§ Required work
For this exercise, output only the lines between the "Write the Plotly code for this chart." line and the "2012, 2013, 2014]" line, both of them included, and skip all pictures.

[Entries with chart source code]

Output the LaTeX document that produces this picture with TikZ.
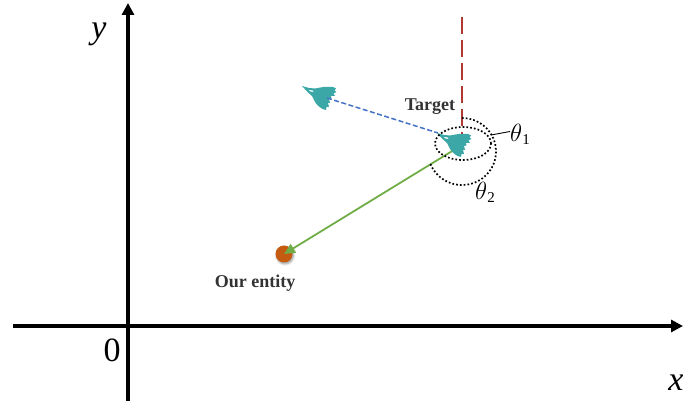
\documentclass[tikz,border=0pt]{standalone}
\usepackage{fontspec}
\setmainfont{Liberation Serif}
\usetikzlibrary{arrows.meta,shapes.geometric,shadows.blur}
\definecolor{jetc}{HTML}{3BA7A6}
\definecolor{blueline}{HTML}{4472C4}
\definecolor{greenline}{HTML}{70AD47}
\definecolor{redline}{HTML}{B03A32}
\definecolor{entityc}{HTML}{C55A11}
\definecolor{labelc}{HTML}{333333}
\tikzset{
  axisline/.style={line width=3.6pt,-{Triangle[length=12pt,width=12pt]}},
  axislabel/.style={font=\fontsize{34}{34}\selectfont\itshape,inner sep=0pt},
  anglelabel/.style={font=\fontsize{23}{23}\selectfont\itshape,inner sep=0pt},
  tag/.style={font=\fontsize{18}{18}\selectfont\bfseries,text=labelc,inner sep=0pt},
  dots/.style={line width=1.7pt,dash pattern=on 1.7pt off 2.1pt},
  jet/.pic={
    \fill[jetc,even odd rule] (0,0) -- (7,2) -- (13,2.5) .. controls (17,2) and (19,1) .. (22,1) -- (31,1)
      -- (34,2.5) -- (32.5,4.5) -- (34.5,6) -- (31.5,7.5) -- (33,10) -- (29,10) -- (29.5,12.5) -- (27,13)
      -- (28,17) -- (26,17) -- (27,21) -- (24.5,21) -- (24,24) -- (20.5,23)
      .. controls (17,21) and (14,18) .. (12.5,15) -- (10,10) -- (5,5.5) -- cycle
      (6,3.6) -- (10.5,4.4) -- (12,6) -- (8.5,5.6) -- cycle;
  }
}
\begin{document}
\begin{tikzpicture}[x=1pt,y=-1pt]
\useasboundingbox (0,0) rectangle (683,403);
% axes
\coordinate (xs) at (13,326);
\coordinate (xe) at (683,326);
\coordinate (ys) at (128,401);
\coordinate (ye) at (128,3);
\draw[axisline] (xs) -- (xe);
\draw[axisline] (ys) -- (ye);
\node[axislabel] (ylab) at (99,34) {y};
\node[axislabel] (xlab) at (676,383) {x};
\node[axislabel,font=\fontsize{34}{34}\selectfont] (zero) at (112,350) {0};
% entity
\node[circle,fill=entityc,minimum size=17pt,inner sep=0pt,
  blur shadow={shadow xshift=1pt,shadow yshift=-1.5pt,shadow blur steps=6,shadow blur radius=2pt}] (entity) at (284,254) {};
\node[tag] (entitylab) at (255,283) {Our entity};
% far jet
\pic at (302,86) {jet};
\coordinate (far) at (327,98);
\coordinate (tgt) at (462,145);
\coordinate (redtop) at (462,17);
\coordinate (blueend) at (438,133);
% lines
\draw[redline,line width=1.7pt,dash pattern=on 17pt off 6pt] (redtop) -- (462,134);
\draw[blueline,line width=1.5pt,dash pattern=on 5pt off 2.5pt] (far) -- (blueend);
\draw[greenline,line width=1.8pt,-{Triangle[length=11pt,width=10pt]}] (tgt) -- (entity.center);
% near jet
\pic at (437,133) {jet};
% angle marks
\node[ellipse,draw,dots,minimum width=56pt,minimum height=33pt,inner sep=0pt] (ang1) at (463,143.5) {};
\draw[dots] plot[smooth,domain=-90:160,samples=50] ({462+34*cos(\x)},{151.5+33.5*sin(\x)});
\coordinate (leadA) at (491,135);
\coordinate (leadB) at (510,131.5);
\draw[line width=0.9pt] (leadA) -- (leadB);
\node[anglelabel] (t1) at (520,134) {$\theta$\raisebox{-3pt}{\upshape\fontsize{15}{15}\selectfont 1}};
\node[anglelabel] (t2) at (485,192) {$\theta$\raisebox{-3pt}{\upshape\fontsize{15}{15}\selectfont 2}};
\node[tag] (target) at (430,107) {Target};
\end{tikzpicture}
\end{document}
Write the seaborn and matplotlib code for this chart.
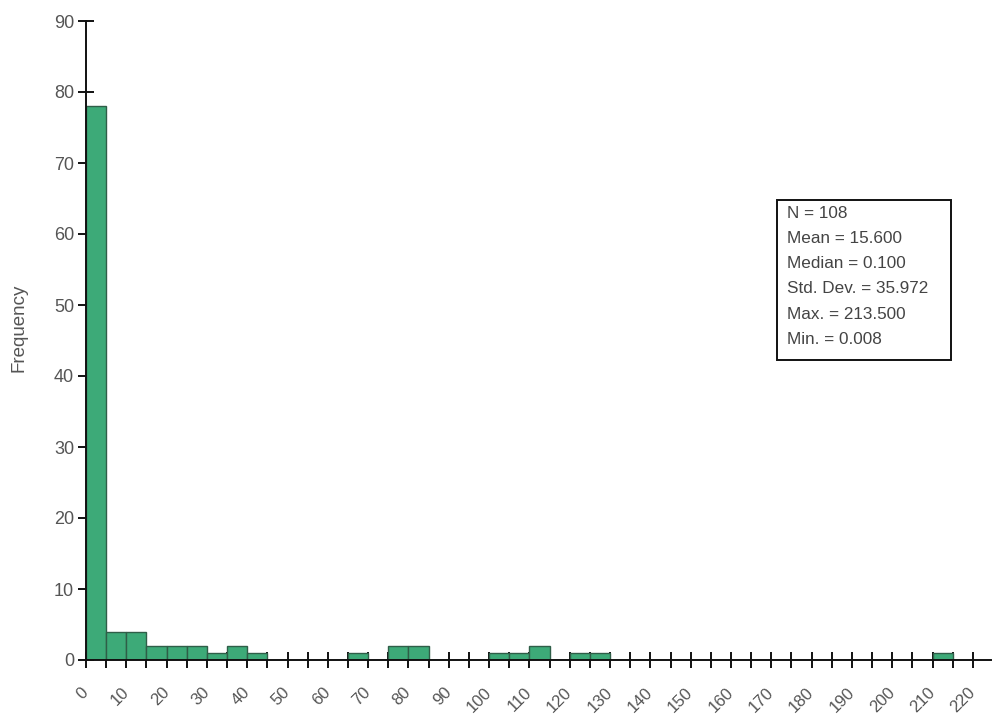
import numpy as np
import pandas as pd
import matplotlib
matplotlib.use("Agg")
import matplotlib.pyplot as plt
from matplotlib.patches import Rectangle
import seaborn as sns

# Histogram bins (width 5) and their counts
bin_width = 5
bin_lefts = list(range(0, 215, 5))
counts = [78, 4, 4, 2, 2, 2, 1, 2, 1, 0, 0, 0, 0, 1, 0, 2, 2, 0, 0, 0,
          1, 1, 2, 0, 1, 1, 0, 0, 0, 0, 0, 0, 0, 0, 0, 0, 0, 0, 0, 0,
          0, 0, 1]
tick_values = list(range(0, 225, 10))
y_ticks = list(range(0, 100, 10))
stats_lines = ["N = 108", "Mean = 15.600", "Median = 0.100",
               "Std. Dev. = 35.972", "Max. = 213.500", "Min. = 0.008"]

# place each bin's weight at its centre so it falls in the right bin
df = pd.DataFrame({"value": [b + bin_width / 2 for b in bin_lefts],
                   "count": counts})

sns.set_style("white")
plt.rcParams["font.family"] = ["Liberation Sans", "DejaVu Sans"]

W, H = 993, 719
fig = plt.figure(figsize=(W / 100, H / 100), dpi=100)
ax = fig.add_axes([86 / W, (H - 660) / H, (991 - 86) / W, (660 - 21) / H])

sns.histplot(data=df, x="value", weights="count", binwidth=bin_width,
             binrange=(0, 215), ax=ax,
             color="#3daa78", alpha=1.0, edgecolor="#2f5e48", linewidth=1.0)

ax.set_xlim(0, 224.5)
ax.set_ylim(0, 90)

for side in ("top", "right"):
    ax.spines[side].set_visible(False)
for side in ("left", "bottom"):
    ax.spines[side].set_color("#111111")
    ax.spines[side].set_linewidth(1.4)

ax.set_xticks(np.arange(0, 225, 5))
ax.set_xticklabels([str(v) if v in tick_values else "" for v in range(0, 225, 5)],
                   rotation=45, ha="right", va="center", rotation_mode="anchor")
ax.set_yticks(y_ticks)
ax.tick_params(axis="both", bottom=True, left=True, direction="inout",
               length=11, width=1.4, color="#111111",
               labelcolor="#555555", labelsize=13)
ax.tick_params(axis="x", pad=16, labelsize=12)
ax.tick_params(axis="y", pad=3)

ax.set_xlabel("")
ax.set_ylabel("Frequency", color="#555555", fontsize=13.5)
ax.yaxis.set_label_coords(-0.065, 0.52)

# Summary statistics box
x0, y0, x1, y1 = 777, 200, 951, 360
fig.patches.append(Rectangle((x0 / W, 1 - y1 / H), (x1 - x0) / W, (y1 - y0) / H,
                             transform=fig.transFigure, facecolor="white",
                             edgecolor="#111111", linewidth=1.4))
for i, line in enumerate(stats_lines):
    fig.text(787 / W, 1 - (213 + 25.3 * i) / H, line, fontsize=12.3,
             color="#444444", va="center", ha="left")

fig.savefig("out.png", dpi=100)
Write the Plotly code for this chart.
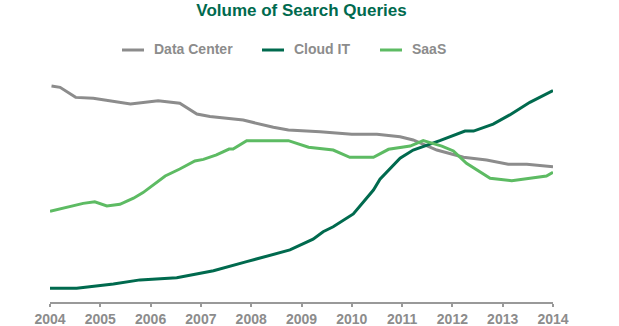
import plotly.graph_objects as go

# Search-query volume index (relative scale), sampled along the time axis
years_tick = [2004, 2005, 2006, 2007, 2008, 2009, 2010, 2011, 2012, 2013, 2014]

dc_x = [2004.03, 2004.2, 2004.51, 2004.86, 2005.6, 2006.15, 2006.58, 2006.92, 2007.18,
        2007.84, 2008.44, 2008.74, 2009.37, 2010.0, 2010.5, 2010.96, 2011.22, 2011.69,
        2012.22, 2012.68, 2013.11, 2013.48, 2014.0]
dc_y = [93.2, 92.6, 88.3, 87.9, 85.5, 86.9, 85.8, 81.2, 80.1,
        78.6, 75.5, 74.4, 73.6, 72.5, 72.5, 71.5, 70.1, 65.8,
        62.7, 61.5, 59.7, 59.7, 58.7]

cloud_x = [2004.0, 2004.53, 2005.26, 2005.79, 2006.52, 2007.25, 2007.91, 2008.77, 2009.23,
           2009.43, 2009.63, 2010.03, 2010.43, 2010.53, 2010.56, 2010.96, 2011.22, 2011.75,
           2012.25, 2012.42, 2012.81, 2013.14, 2013.54, 2014.0]
cloud_y = [6.7, 6.7, 8.5, 10.3, 11.2, 14.2, 18.1, 23.1, 27.7,
           30.9, 33.0, 38.5, 48.7, 52.3, 53.3, 62.3, 65.8, 69.8,
           73.9, 73.9, 76.9, 80.8, 86.2, 91.2]

saas_x = [2004.0, 2004.66, 2004.89, 2005.13, 2005.39, 2005.66, 2005.85, 2006.29, 2006.58,
          2006.88, 2007.05, 2007.31, 2007.56, 2007.64, 2007.91, 2008.74, 2009.14, 2009.63,
          2009.96, 2010.43, 2010.73, 2011.16, 2011.42, 2011.79, 2012.02, 2012.28, 2012.75,
          2013.18, 2013.87, 2014.0]
saas_y = [39.6, 43.0, 43.7, 41.9, 42.6, 45.2, 47.6, 54.7, 57.7,
          61.1, 61.8, 63.7, 66.2, 66.2, 69.8, 69.8, 67.0, 65.8,
          62.7, 62.7, 66.1, 67.5, 69.8, 67.5, 65.4, 60.1, 53.7,
          52.7, 54.7, 56.3]

series_names = ["Data Center", "Cloud IT", "SaaS"]

GRAY = "#8c8c8c"
DARK_GREEN = "#006a4e"
LIGHT_GREEN = "#5dbb63"
series_colors = [GRAY, DARK_GREEN, LIGHT_GREEN]
FONT = "Liberation Sans, Arial, sans-serif"

W, H = 619, 326
M_L, M_R, M_T, M_B = 50, 66, 70, 24
PW, PH = W - M_L - M_R, H - M_T - M_B


def px_to_paper_x(px):
    return (px - M_L) / PW


def px_to_paper_y(py):
    return 1 + (M_T - py) / PH


fig = go.Figure()
for name, xs, ys, col in zip(series_names, [dc_x, cloud_x, saas_x],
                             [dc_y, cloud_y, saas_y], series_colors):
    fig.add_trace(go.Scatter(x=xs, y=ys, mode="lines", name=name,
                             line=dict(color=col, width=3), showlegend=False))

# Horizontal legend row: short colour swatch followed by the series name
legend_starts = [122, 262, 380]
shapes, annotations = [], []
for name, col, x0 in zip(series_names, series_colors, legend_starts):
    shapes.append(dict(type="line", xref="paper", yref="paper",
                       x0=px_to_paper_x(x0), x1=px_to_paper_x(x0 + 22),
                       y0=px_to_paper_y(50), y1=px_to_paper_y(50),
                       line=dict(color=col, width=3)))
    annotations.append(dict(text=name, xref="paper", yref="paper",
                            x=px_to_paper_x(x0 + 30), y=px_to_paper_y(48.5),
                            xanchor="left", yanchor="middle", showarrow=False,
                            font=dict(family=FONT, size=14, color=GRAY, weight="bold")))

fig.update_layout(
    width=W, height=H,
    margin=dict(l=M_L, r=M_R, t=M_T, b=M_B),
    paper_bgcolor="white", plot_bgcolor="white",
    title=dict(text="Volume of Search Queries", x=0.5, xanchor="center",
               xref="paper", y=1 - 10.5 / H, yanchor="middle", yref="container",
               font=dict(family=FONT, size=17, color=DARK_GREEN, weight="bold")),
    shapes=shapes,
    annotations=annotations,
    showlegend=False,
)
fig.update_xaxes(range=[2004, 2014], tickvals=years_tick,
                 ticktext=[str(y) for y in years_tick],
                 showgrid=False, zeroline=False, showline=True, automargin=False,
                 linecolor="#999999", linewidth=2, ticks="outside", ticklen=3,
                 tickcolor="#999999", tickwidth=2, ticklabelstandoff=0,
                 tickfont=dict(family=FONT, size=14, color=GRAY, weight="bold"))
fig.update_yaxes(range=[0.85, 100], visible=False, showgrid=False, zeroline=False,
                 automargin=False)

fig.write_html("out.html")
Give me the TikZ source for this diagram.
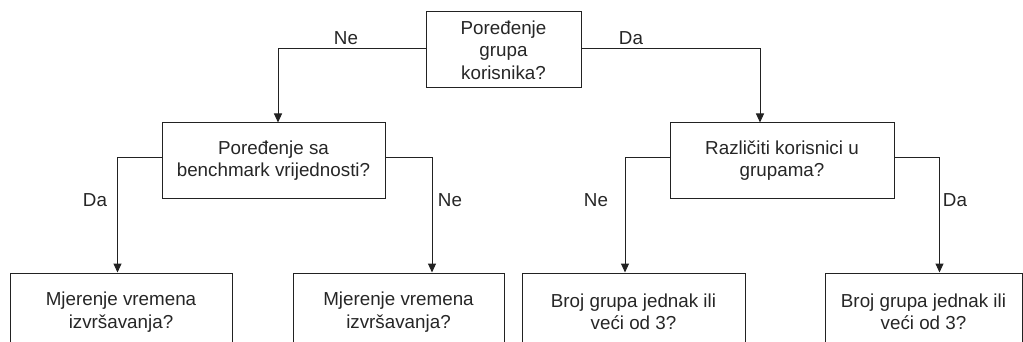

§ Output of the exercise
Write the Plotly code for this chart.
import plotly.graph_objects as go

# Search-query volume index (relative scale), sampled along the time axis
years_tick = [2004, 2005, 2006, 2007, 2008, 2009, 2010, 2011, 2012, 2013, 2014]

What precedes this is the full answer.